DESCRIPTION OF THE TASK: Only the lines between the line holding "What Apache ECharts" and the line holding "const ticksA = [0,1,2,3,4,5];", both of those included, should be copied exactly; drop the pictures.

EXTRACTED MATERIAL:
○ ○ ○

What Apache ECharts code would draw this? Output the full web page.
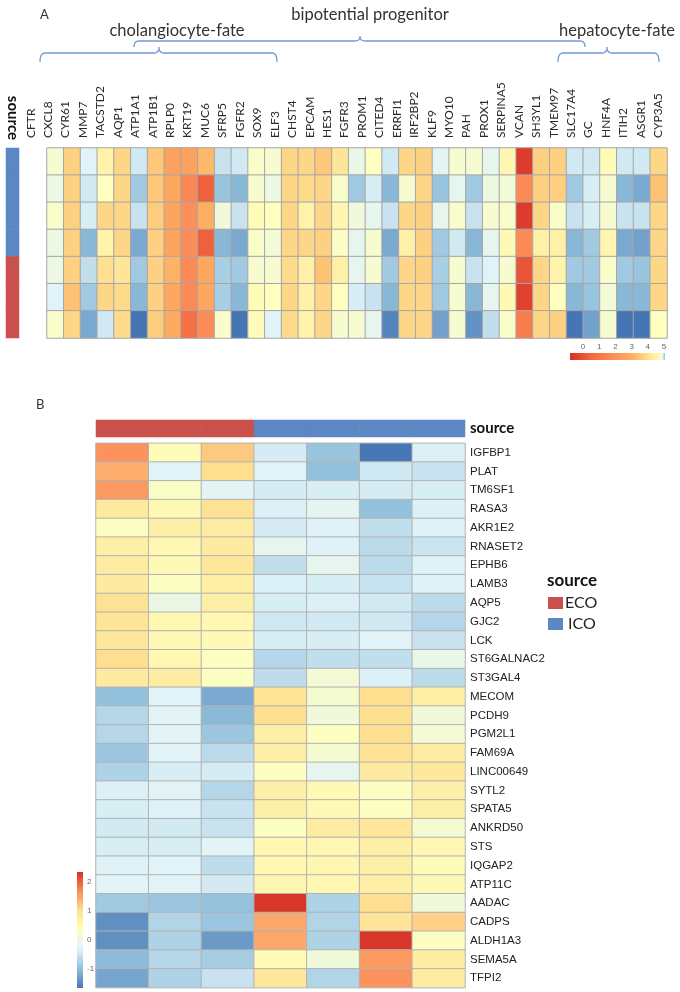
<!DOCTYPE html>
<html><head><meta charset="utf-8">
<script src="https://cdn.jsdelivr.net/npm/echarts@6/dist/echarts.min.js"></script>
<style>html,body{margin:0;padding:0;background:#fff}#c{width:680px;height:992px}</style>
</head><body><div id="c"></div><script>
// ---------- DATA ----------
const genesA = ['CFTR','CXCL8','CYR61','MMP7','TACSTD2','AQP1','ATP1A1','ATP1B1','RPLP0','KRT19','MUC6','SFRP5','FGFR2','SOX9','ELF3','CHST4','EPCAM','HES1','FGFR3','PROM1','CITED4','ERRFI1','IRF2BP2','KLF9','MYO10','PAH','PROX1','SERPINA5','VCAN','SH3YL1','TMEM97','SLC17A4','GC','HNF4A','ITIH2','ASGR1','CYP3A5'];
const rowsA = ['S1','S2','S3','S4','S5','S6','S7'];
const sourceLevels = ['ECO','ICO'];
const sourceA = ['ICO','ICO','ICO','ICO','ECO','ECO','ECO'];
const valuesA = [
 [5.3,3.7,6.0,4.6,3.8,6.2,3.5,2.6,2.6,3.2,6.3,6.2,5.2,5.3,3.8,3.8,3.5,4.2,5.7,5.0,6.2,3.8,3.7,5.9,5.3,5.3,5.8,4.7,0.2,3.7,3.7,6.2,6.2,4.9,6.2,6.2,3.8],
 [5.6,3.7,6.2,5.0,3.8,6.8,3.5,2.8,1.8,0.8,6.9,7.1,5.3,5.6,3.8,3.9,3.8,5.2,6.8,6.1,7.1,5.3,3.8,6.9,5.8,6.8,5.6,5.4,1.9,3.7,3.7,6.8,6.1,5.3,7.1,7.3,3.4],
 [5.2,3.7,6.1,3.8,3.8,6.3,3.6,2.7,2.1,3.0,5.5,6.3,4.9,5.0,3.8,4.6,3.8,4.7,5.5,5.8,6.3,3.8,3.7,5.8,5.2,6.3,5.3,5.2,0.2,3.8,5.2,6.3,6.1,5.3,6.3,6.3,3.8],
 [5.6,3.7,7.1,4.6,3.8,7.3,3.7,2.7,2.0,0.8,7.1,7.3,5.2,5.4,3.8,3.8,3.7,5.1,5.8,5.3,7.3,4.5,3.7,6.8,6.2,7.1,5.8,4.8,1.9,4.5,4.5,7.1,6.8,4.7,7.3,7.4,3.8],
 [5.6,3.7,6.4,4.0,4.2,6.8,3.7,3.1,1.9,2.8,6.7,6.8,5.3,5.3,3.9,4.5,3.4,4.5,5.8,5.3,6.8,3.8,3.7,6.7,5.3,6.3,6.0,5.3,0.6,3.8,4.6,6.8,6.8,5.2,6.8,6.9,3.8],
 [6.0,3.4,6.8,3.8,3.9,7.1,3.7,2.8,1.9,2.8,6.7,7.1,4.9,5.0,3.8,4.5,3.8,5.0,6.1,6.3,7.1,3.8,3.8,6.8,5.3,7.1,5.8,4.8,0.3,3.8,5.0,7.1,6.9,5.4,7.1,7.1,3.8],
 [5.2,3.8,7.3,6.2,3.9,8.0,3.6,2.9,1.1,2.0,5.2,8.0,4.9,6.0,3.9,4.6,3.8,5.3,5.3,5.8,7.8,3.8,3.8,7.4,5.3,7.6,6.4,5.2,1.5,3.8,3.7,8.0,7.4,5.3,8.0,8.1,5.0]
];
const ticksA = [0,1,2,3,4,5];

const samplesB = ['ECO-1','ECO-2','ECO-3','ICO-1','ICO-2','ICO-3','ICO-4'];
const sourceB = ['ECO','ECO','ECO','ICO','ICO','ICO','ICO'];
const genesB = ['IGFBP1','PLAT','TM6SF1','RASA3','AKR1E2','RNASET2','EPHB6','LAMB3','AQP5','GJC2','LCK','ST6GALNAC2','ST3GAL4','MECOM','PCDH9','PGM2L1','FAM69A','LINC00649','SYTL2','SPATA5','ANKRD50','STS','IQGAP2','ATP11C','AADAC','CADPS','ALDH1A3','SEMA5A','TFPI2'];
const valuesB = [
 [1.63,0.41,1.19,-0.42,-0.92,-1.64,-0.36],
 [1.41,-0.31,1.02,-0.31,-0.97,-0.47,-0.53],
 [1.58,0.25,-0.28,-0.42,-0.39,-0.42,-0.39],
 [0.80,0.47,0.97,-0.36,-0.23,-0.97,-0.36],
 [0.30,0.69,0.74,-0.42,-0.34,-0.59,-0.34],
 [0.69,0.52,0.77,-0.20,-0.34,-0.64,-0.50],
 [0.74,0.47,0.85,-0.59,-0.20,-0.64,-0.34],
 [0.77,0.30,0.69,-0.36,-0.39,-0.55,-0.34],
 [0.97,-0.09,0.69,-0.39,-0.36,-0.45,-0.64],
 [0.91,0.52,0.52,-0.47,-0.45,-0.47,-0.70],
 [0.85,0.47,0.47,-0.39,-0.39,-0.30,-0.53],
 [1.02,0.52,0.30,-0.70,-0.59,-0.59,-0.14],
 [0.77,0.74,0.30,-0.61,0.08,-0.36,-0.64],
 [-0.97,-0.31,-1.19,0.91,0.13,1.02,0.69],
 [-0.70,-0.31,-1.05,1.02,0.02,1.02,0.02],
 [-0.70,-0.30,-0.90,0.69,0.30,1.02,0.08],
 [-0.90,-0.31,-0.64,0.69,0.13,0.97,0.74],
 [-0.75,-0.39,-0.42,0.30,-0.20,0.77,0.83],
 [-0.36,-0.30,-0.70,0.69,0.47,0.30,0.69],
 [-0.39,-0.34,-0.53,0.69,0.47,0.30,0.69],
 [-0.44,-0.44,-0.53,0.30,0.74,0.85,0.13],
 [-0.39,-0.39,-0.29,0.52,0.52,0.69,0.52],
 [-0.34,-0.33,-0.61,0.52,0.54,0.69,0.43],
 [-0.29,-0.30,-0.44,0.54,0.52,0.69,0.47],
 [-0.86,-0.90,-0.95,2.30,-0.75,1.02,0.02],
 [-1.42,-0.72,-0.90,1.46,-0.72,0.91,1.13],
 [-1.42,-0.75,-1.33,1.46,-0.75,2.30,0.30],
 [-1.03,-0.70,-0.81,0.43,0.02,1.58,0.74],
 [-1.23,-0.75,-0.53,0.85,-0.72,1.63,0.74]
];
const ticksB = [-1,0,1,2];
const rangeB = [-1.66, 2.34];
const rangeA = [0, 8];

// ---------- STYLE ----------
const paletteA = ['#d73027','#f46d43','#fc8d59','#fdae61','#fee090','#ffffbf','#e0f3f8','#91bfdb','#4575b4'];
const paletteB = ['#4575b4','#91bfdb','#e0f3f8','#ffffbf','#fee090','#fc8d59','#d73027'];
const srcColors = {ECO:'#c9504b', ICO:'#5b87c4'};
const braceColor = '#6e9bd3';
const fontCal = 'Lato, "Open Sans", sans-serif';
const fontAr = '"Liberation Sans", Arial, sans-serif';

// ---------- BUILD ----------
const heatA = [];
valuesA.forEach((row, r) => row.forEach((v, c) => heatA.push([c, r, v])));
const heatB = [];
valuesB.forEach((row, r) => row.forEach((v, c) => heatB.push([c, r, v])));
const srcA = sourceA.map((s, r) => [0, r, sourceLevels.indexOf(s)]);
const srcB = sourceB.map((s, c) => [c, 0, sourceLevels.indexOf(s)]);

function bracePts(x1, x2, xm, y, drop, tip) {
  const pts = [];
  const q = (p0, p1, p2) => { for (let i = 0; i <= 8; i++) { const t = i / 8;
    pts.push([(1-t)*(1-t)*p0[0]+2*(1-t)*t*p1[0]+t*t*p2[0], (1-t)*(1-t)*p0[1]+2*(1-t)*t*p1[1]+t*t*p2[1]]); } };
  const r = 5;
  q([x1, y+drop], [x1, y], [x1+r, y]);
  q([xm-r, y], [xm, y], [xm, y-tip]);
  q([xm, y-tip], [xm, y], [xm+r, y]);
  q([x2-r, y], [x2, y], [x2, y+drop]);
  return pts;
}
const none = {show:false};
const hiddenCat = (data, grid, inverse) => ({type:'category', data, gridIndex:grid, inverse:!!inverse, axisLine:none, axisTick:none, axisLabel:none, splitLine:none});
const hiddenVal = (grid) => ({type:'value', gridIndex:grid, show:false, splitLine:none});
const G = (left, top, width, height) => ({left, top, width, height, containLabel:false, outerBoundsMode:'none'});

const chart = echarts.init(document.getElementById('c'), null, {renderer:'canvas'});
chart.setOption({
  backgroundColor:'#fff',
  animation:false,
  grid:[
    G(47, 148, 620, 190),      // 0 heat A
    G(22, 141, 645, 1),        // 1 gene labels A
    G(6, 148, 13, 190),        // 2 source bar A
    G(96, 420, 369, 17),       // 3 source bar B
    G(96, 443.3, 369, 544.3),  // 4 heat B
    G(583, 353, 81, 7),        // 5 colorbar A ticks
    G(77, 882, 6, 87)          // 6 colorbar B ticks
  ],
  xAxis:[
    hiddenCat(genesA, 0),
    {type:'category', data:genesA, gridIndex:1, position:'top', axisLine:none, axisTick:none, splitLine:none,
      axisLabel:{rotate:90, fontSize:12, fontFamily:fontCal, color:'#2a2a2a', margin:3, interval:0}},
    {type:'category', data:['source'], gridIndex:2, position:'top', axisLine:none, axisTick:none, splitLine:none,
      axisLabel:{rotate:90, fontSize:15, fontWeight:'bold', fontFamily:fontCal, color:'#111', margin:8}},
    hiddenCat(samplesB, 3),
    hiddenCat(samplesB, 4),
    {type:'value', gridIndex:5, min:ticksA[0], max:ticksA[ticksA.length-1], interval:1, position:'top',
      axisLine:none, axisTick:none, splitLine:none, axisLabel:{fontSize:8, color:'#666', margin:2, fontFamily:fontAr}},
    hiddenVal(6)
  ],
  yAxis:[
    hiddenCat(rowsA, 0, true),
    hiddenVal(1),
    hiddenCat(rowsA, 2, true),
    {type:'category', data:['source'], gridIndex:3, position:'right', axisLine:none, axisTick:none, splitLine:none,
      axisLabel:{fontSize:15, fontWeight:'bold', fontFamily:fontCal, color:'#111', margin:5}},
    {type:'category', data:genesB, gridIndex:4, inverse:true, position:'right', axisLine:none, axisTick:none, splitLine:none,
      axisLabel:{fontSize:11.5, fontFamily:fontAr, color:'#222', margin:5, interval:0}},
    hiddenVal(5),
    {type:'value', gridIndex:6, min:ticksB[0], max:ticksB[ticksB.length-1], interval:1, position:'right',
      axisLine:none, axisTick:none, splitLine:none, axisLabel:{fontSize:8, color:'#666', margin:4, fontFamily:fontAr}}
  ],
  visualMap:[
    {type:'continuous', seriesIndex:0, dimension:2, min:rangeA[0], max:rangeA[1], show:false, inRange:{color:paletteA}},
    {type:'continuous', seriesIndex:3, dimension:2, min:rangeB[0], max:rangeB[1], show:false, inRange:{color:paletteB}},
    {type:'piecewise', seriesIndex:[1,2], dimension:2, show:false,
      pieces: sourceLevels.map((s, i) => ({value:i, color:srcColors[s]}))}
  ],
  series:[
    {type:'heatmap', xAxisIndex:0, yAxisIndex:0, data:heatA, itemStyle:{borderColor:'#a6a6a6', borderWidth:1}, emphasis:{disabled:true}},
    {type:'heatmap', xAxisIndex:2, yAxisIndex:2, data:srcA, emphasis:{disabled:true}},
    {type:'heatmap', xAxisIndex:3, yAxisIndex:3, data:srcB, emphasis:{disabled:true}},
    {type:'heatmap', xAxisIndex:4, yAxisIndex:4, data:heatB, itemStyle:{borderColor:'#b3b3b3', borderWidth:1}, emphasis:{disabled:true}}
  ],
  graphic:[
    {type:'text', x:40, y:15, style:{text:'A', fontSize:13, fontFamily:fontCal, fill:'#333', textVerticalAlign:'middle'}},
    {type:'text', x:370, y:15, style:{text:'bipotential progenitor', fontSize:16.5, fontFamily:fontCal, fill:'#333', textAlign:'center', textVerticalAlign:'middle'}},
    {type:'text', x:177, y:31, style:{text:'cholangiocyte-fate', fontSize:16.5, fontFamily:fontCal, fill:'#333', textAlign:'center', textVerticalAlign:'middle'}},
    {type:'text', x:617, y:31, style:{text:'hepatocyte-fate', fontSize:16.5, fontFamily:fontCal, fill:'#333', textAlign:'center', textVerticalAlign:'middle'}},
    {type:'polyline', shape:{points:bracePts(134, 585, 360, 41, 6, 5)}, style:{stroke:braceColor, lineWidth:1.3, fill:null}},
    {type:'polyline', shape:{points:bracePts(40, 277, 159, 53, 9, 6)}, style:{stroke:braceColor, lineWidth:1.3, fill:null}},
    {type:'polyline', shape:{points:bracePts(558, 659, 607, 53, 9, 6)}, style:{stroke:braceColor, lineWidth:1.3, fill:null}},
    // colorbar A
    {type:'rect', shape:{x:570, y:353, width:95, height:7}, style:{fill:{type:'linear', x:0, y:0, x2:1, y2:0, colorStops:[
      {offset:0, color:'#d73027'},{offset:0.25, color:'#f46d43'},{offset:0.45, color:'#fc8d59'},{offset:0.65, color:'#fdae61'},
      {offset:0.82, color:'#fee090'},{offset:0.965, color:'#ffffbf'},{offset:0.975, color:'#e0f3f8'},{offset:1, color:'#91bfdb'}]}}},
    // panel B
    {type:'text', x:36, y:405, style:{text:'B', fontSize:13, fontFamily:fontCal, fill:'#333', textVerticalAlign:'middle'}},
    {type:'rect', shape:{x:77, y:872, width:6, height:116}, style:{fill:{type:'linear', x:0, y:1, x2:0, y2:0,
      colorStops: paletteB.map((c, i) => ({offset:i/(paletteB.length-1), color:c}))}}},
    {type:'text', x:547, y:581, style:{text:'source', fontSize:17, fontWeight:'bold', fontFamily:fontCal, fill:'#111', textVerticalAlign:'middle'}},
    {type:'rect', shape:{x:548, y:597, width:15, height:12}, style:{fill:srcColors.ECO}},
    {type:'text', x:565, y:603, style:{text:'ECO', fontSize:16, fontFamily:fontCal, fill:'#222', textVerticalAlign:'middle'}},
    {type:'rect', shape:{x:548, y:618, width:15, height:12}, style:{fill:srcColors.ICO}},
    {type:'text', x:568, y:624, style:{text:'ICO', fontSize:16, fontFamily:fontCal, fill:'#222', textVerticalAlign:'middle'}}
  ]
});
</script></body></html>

○ ○ ○

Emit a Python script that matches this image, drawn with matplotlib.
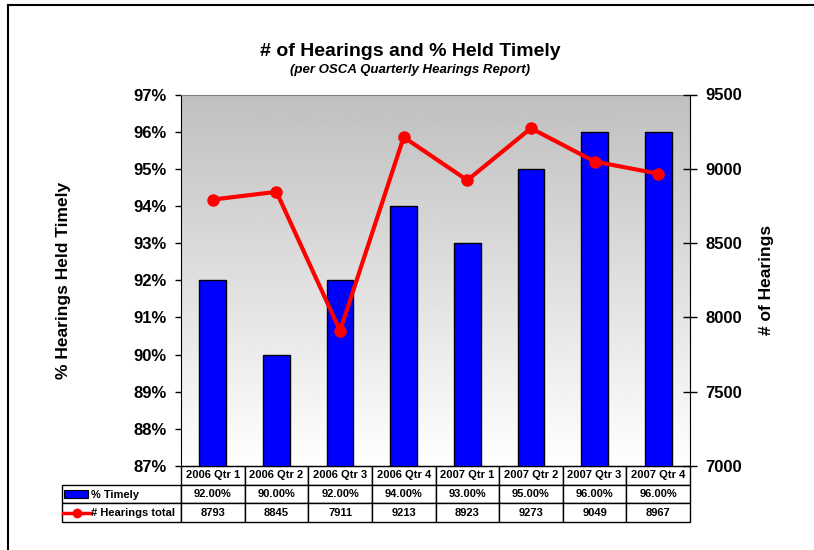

○ ○ ○

EXERCISE RESPONSE:
What Apache ECharts code would draw this? Output the full web page.
<!DOCTYPE html>
<html><head><meta charset="utf-8">
<script src="https://cdn.jsdelivr.net/npm/echarts@6/dist/echarts.min.js"></script>
<style>html,body{margin:0;padding:0;background:#fff}#c{width:680px;height:992px}</style>
</head><body><div id="c"></div><script>
// ---------- DATA ----------
const genesA = ['CFTR','CXCL8','CYR61','MMP7','TACSTD2','AQP1','ATP1A1','ATP1B1','RPLP0','KRT19','MUC6','SFRP5','FGFR2','SOX9','ELF3','CHST4','EPCAM','HES1','FGFR3','PROM1','CITED4','ERRFI1','IRF2BP2','KLF9','MYO10','PAH','PROX1','SERPINA5','VCAN','SH3YL1','TMEM97','SLC17A4','GC','HNF4A','ITIH2','ASGR1','CYP3A5'];
const rowsA = ['S1','S2','S3','S4','S5','S6','S7'];
const sourceLevels = ['ECO','ICO'];
const sourceA = ['ICO','ICO','ICO','ICO','ECO','ECO','ECO'];
const valuesA = [
 [5.3,3.7,6.0,4.6,3.8,6.2,3.5,2.6,2.6,3.2,6.3,6.2,5.2,5.3,3.8,3.8,3.5,4.2,5.7,5.0,6.2,3.8,3.7,5.9,5.3,5.3,5.8,4.7,0.2,3.7,3.7,6.2,6.2,4.9,6.2,6.2,3.8],
 [5.6,3.7,6.2,5.0,3.8,6.8,3.5,2.8,1.8,0.8,6.9,7.1,5.3,5.6,3.8,3.9,3.8,5.2,6.8,6.1,7.1,5.3,3.8,6.9,5.8,6.8,5.6,5.4,1.9,3.7,3.7,6.8,6.1,5.3,7.1,7.3,3.4],
 [5.2,3.7,6.1,3.8,3.8,6.3,3.6,2.7,2.1,3.0,5.5,6.3,4.9,5.0,3.8,4.6,3.8,4.7,5.5,5.8,6.3,3.8,3.7,5.8,5.2,6.3,5.3,5.2,0.2,3.8,5.2,6.3,6.1,5.3,6.3,6.3,3.8],
 [5.6,3.7,7.1,4.6,3.8,7.3,3.7,2.7,2.0,0.8,7.1,7.3,5.2,5.4,3.8,3.8,3.7,5.1,5.8,5.3,7.3,4.5,3.7,6.8,6.2,7.1,5.8,4.8,1.9,4.5,4.5,7.1,6.8,4.7,7.3,7.4,3.8],
 [5.6,3.7,6.4,4.0,4.2,6.8,3.7,3.1,1.9,2.8,6.7,6.8,5.3,5.3,3.9,4.5,3.4,4.5,5.8,5.3,6.8,3.8,3.7,6.7,5.3,6.3,6.0,5.3,0.6,3.8,4.6,6.8,6.8,5.2,6.8,6.9,3.8],
 [6.0,3.4,6.8,3.8,3.9,7.1,3.7,2.8,1.9,2.8,6.7,7.1,4.9,5.0,3.8,4.5,3.8,5.0,6.1,6.3,7.1,3.8,3.8,6.8,5.3,7.1,5.8,4.8,0.3,3.8,5.0,7.1,6.9,5.4,7.1,7.1,3.8],
 [5.2,3.8,7.3,6.2,3.9,8.0,3.6,2.9,1.1,2.0,5.2,8.0,4.9,6.0,3.9,4.6,3.8,5.3,5.3,5.8,7.8,3.8,3.8,7.4,5.3,7.6,6.4,5.2,1.5,3.8,3.7,8.0,7.4,5.3,8.0,8.1,5.0]
];
const ticksA = [0,1,2,3,4,5];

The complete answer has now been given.